- _Dataset excerpt_
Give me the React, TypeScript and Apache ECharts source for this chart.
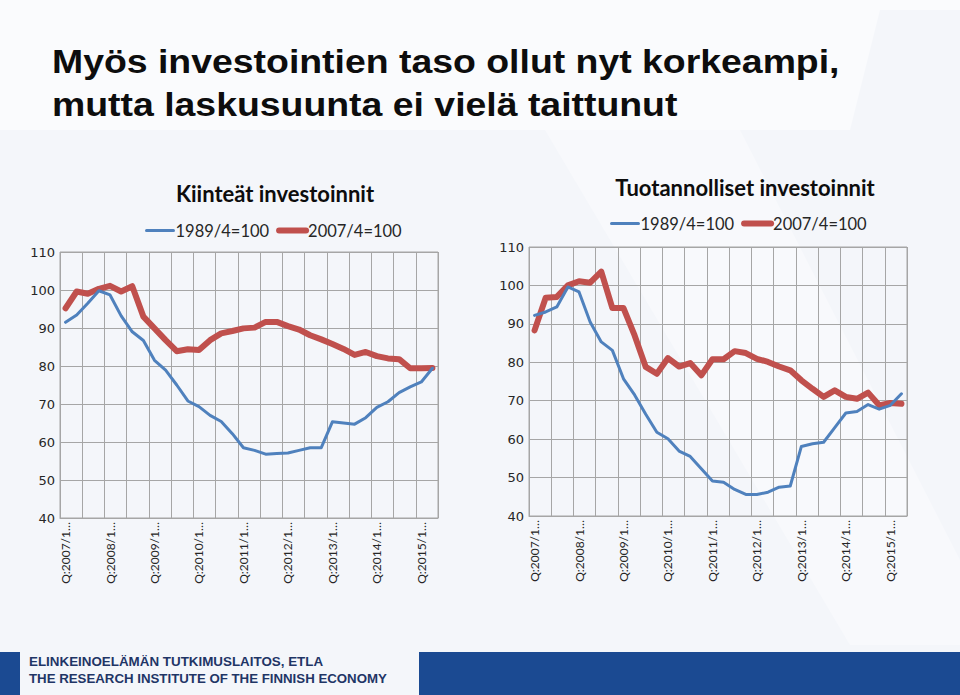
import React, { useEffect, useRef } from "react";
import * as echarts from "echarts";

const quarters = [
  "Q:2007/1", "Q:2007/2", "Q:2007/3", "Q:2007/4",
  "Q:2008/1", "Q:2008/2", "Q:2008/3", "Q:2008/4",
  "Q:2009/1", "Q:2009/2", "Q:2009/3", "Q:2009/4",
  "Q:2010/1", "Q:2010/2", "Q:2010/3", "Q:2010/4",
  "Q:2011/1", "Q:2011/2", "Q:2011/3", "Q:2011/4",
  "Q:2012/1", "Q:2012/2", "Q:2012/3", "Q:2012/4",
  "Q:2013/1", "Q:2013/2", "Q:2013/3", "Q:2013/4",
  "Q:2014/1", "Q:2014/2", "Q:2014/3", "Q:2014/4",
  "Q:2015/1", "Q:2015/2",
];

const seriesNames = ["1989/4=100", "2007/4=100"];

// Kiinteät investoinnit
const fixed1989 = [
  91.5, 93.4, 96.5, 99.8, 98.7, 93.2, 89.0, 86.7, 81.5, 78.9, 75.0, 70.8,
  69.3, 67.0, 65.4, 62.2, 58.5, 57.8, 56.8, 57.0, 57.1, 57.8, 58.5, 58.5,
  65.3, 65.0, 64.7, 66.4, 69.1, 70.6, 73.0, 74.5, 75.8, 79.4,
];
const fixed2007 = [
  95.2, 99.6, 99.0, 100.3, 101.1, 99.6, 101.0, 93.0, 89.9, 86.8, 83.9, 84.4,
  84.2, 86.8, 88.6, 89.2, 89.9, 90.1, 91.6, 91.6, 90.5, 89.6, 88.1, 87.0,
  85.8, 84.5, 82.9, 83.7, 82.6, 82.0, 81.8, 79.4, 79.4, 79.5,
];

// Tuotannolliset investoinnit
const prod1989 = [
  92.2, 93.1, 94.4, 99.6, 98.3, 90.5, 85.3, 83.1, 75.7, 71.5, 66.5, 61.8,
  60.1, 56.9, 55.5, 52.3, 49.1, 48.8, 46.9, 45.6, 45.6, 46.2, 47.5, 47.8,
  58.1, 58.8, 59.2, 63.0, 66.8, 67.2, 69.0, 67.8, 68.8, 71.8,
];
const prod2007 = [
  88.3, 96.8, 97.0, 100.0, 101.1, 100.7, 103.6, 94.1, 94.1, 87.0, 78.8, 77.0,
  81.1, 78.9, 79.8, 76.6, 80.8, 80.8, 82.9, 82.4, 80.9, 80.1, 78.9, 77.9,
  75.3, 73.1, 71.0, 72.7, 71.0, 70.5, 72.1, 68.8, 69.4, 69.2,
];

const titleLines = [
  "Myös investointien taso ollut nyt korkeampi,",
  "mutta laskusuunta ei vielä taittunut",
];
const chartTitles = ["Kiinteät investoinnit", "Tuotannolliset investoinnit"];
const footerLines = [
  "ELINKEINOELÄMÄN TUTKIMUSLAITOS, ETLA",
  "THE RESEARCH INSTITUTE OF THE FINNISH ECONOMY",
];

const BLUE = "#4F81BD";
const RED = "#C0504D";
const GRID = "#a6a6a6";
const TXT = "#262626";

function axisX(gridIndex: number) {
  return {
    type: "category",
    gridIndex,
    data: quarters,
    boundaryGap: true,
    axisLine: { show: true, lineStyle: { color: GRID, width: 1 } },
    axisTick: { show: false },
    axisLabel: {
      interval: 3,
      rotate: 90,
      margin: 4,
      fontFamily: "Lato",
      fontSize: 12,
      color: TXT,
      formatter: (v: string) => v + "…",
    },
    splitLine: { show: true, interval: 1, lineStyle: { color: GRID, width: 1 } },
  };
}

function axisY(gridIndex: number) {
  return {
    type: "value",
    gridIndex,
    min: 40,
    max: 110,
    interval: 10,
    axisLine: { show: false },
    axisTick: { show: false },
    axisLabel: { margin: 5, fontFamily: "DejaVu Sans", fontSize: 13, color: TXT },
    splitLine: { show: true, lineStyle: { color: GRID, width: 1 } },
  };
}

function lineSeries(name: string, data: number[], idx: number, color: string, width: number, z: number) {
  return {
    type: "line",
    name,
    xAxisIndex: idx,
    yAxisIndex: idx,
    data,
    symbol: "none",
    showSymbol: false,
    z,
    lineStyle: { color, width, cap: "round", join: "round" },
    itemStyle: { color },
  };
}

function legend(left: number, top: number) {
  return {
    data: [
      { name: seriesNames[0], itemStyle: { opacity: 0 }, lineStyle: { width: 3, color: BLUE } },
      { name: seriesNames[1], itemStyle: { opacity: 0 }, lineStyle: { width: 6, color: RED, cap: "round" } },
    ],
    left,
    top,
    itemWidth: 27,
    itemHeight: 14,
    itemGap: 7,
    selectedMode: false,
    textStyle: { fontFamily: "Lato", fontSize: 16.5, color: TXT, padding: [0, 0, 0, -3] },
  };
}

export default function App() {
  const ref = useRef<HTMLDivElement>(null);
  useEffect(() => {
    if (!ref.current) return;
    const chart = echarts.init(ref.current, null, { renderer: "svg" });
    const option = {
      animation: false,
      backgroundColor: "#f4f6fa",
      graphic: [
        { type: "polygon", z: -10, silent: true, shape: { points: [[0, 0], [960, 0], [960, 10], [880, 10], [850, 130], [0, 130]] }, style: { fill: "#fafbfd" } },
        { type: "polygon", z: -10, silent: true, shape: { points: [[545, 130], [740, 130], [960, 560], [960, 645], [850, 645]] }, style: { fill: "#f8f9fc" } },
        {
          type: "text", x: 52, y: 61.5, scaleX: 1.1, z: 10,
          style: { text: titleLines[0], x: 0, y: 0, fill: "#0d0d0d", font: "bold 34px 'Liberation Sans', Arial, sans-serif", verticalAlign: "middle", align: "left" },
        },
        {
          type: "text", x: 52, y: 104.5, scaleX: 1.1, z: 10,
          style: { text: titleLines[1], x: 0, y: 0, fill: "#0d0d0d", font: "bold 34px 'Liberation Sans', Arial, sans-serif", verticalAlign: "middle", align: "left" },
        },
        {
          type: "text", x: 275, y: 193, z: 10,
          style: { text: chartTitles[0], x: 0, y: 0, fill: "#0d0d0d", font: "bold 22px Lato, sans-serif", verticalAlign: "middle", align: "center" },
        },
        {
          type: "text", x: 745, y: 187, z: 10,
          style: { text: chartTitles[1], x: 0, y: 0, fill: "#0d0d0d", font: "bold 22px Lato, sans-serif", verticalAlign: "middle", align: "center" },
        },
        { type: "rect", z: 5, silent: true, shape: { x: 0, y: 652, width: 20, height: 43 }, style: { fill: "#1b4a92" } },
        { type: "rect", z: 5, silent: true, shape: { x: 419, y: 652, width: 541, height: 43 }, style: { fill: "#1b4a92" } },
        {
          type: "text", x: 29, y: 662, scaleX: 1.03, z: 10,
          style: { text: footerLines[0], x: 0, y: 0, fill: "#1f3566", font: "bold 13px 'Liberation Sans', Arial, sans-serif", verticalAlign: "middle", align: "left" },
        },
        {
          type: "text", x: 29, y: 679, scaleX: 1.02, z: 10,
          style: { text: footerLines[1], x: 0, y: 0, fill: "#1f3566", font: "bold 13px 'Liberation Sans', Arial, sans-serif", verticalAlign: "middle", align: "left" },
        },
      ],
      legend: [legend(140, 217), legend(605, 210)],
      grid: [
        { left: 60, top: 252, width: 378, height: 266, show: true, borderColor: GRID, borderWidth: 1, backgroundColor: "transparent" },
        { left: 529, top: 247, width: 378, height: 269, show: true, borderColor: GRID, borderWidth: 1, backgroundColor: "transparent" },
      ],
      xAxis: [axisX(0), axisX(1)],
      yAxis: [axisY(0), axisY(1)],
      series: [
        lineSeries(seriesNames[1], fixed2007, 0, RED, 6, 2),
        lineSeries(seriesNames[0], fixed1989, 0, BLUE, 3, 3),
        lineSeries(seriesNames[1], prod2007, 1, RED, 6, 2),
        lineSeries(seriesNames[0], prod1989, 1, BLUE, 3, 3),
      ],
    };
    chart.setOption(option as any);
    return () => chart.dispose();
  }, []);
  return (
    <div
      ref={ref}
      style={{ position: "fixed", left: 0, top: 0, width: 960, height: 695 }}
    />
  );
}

- _Your objective_
Repeat the lines exactly as they stand, from the opening line of the data through the line with "import * as". Pictures stay out of the copy.

- _Task solution_
Give me the React, TypeScript and Apache ECharts source for this chart.
import React, { useEffect, useRef } from "react";
import * as echarts from "echarts";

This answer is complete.